One last (virtual) thing
One last example of what has happened virtually this year at Aggie Square bears mentioning, although here I should say that I was less a participant than a highly engaged viewer. At a special class session for this fall’s first Quarter at Aggie Square experience (on the topic of transformative justice), Sacramento artist David Garibaldi painted a portrait of rapper and songwriter Kendrick Lamar. Livestreamed over Zoom, this event showed what’s possible in remote instruction. Students participated in the chat while Garibaldi painted. A Q & A afterwards dug into the artist’s reflections on his life and his craft. This virtual class session produced an actual painting as well as precisely the kind of intense learning opportunity that Quarter at Aggie Square will engender when our innovation campus can be a physical host for its courses.

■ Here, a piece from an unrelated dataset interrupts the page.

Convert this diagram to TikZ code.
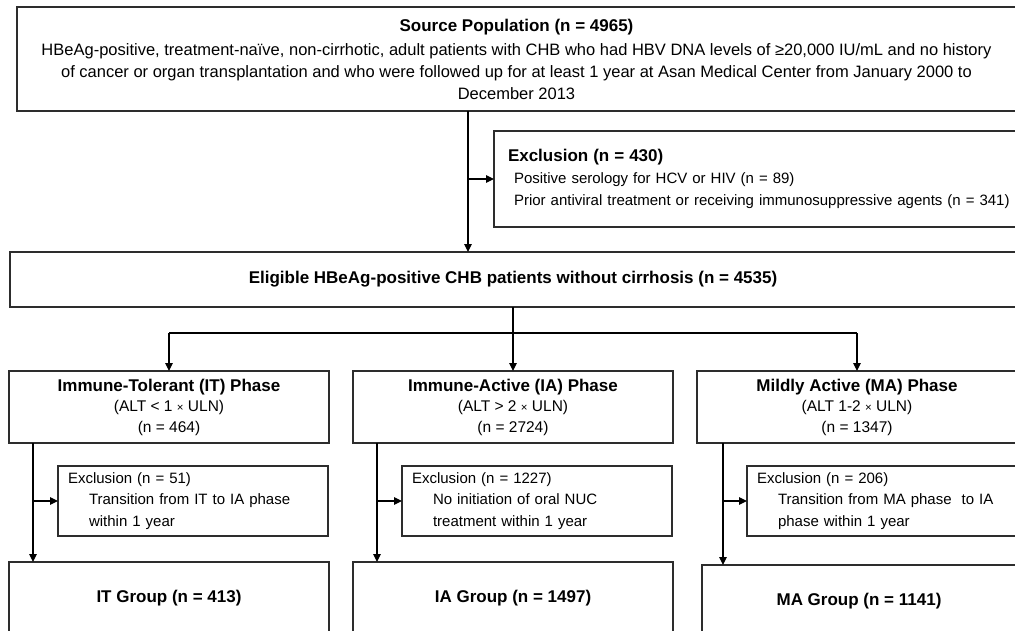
\documentclass[tikz,border=0pt]{standalone}
\usepackage{fontspec}
\setmainfont{Liberation Sans}
\usetikzlibrary{arrows.meta, positioning, calc}
\definecolor{boxgray}{RGB}{45,45,45}
\newcommand{\titlefont}{\fontsize{17}{22}\selectfont\bfseries}
\newcommand{\timessign}{{\fontsize{11.5}{20.5}\selectfont ×}}

\begin{document}
\begin{tikzpicture}[x=1pt, y=-1pt,
			box/.style={rectangle, draw=boxgray, line width=1.2pt, inner sep=0pt, outer sep=0pt, align=center, anchor=north west, font=\fontsize{16.5}{22}\selectfont},
			phase/.style={box, minimum width=320pt, minimum height=72pt, font=\fontsize{15.5}{20.5}\selectfont},
			exclbox/.style={rectangle, draw=boxgray, line width=1.2pt, inner xsep=10pt, inner ysep=0pt, outer sep=0pt, text width=250pt, minimum height=70pt, align=left, anchor=north west, font=\fontsize{15}{21.5}\selectfont},
			arrow/.style={-{Triangle[length=8pt, width=7.5pt]}, line width=1.1pt},
			link/.style={line width=1.1pt}
		]
		\useasboundingbox (0,0) rectangle (1015,630);
		\node[box, minimum width=999pt, minimum height=104pt] (src) at (17,7) {{\titlefont Source Population (n = 4965)}\\[2pt]
			HBeAg-positive, treatment-naïve, non-cirrhotic, adult patients with CHB who had HBV DNA levels of ≥20,000 IU/mL and no history\\
			of cancer or organ transplantation and who were followed up for at least 1 year at Asan Medical Center from January 2000 to\\
			December 2013};
		\node[box, inner xsep=14pt, text width=510pt, align=left, minimum height=96pt, font=\fontsize{15}{22}\selectfont] (excl) at (494,131) {{\titlefont Exclusion (n = 430)}\\
			\hspace*{6pt}Positive serology for HCV or HIV (n = 89)\\
			\hspace*{6pt}Prior antiviral treatment or receiving immunosuppressive agents (n = 341)};
		\node[box, minimum width=1006pt, minimum height=55pt, font=\titlefont] (elig) at (10,252) {Eligible HBeAg-positive CHB patients without cirrhosis (n = 4535)};
		
		\node[phase] (itphase) at (9,371) {{\titlefont Immune-Tolerant (IT) Phase}\\(ALT < 1 \timessign{} ULN)\\(n = 464)};
		\node[phase] (iaphase) at (353,371) {{\titlefont Immune-Active (IA) Phase}\\(ALT > 2 \timessign{} ULN)\\(n = 2724)};
		\node[phase] (maphase) at (697,371) {{\titlefont Mildly Active (MA) Phase}\\(ALT 1-2 \timessign{} ULN)\\(n = 1347)};
		
		\node[exclbox] (itexcl) at (58,466) {Exclusion (n = 51)\\\hspace*{21pt}Transition from IT to IA phase\\\hspace*{21pt}within 1 year};
		\node[exclbox] (iaexcl) at (402,466) {Exclusion (n = 1227)\\\hspace*{21pt}No initiation of oral NUC\\\hspace*{21pt}treatment within 1 year};
		\node[exclbox] (maexcl) at (747,466) {Exclusion (n = 206)\\\hspace*{21pt}Transition from MA phase \ to IA\\\hspace*{21pt}phase within 1 year};
		
		\node[phase, font=\titlefont] (itgroup) at (9,562) {IT Group (n = 413)};
		\node[phase, font=\titlefont] (iagroup) at (353,562) {IA Group (n = 1497)};
		\node[phase, font=\titlefont, minimum width=314pt] (magroup) at (702,565) {MA Group (n = 1141)};
		
		% source to eligible, with exclusion
		\coordinate (srcout) at (468,111);
		\draw[arrow] (srcout) -- (srcout |- elig.north);
		\draw[arrow] (srcout |- excl.west) -- (excl.west);
		
		% split into the three phases
		\coordinate (split) at ($(elig.south)+(0,26)$);
		\draw[link] (elig.south) -- (split);
		\draw[link] (split -| itphase.north) -- (split -| maphase.north);
		\draw[arrow] (split -| itphase.north) -- (itphase.north);
		\draw[arrow] (split -| iaphase.north) -- (iaphase.north);
		\draw[arrow] (split -| maphase.north) -- (maphase.north);
		
		% phases to groups
		\coordinate (itout) at ($(itphase.south west)+(24,0)$);
		\coordinate (iaout) at ($(iaphase.south west)+(24,0)$);
		\coordinate (maout) at ($(maphase.south west)+(26,0)$);
		\draw[arrow] (itout) -- (itout |- itgroup.north);
		\draw[arrow] (iaout) -- (iaout |- iagroup.north);
		\draw[arrow] (maout) -- (maout |- magroup.north);
		\draw[arrow] (itout |- itexcl.west) -- (itexcl.west);
		\draw[arrow] (iaout |- iaexcl.west) -- (iaexcl.west);
		\draw[arrow] (maout |- maexcl.west) -- (maexcl.west);
\end{tikzpicture}
\end{document}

Aggie Square was virtual in 2020, but that doesn’t mean it wasn’t real. From the early success of Quarter at Aggie Square teaching to advances in research and planning that brought together faculty and staff from all over UC Davis, our new innovation campus took big steps forward in the past year. When we break ground in 2021, we’ll move still closer to the vision for Aggie Square as a platform that brings us together as a whole university — instead of two campuses divided by a floodplain — ready to engage with off-campus partners of all sorts.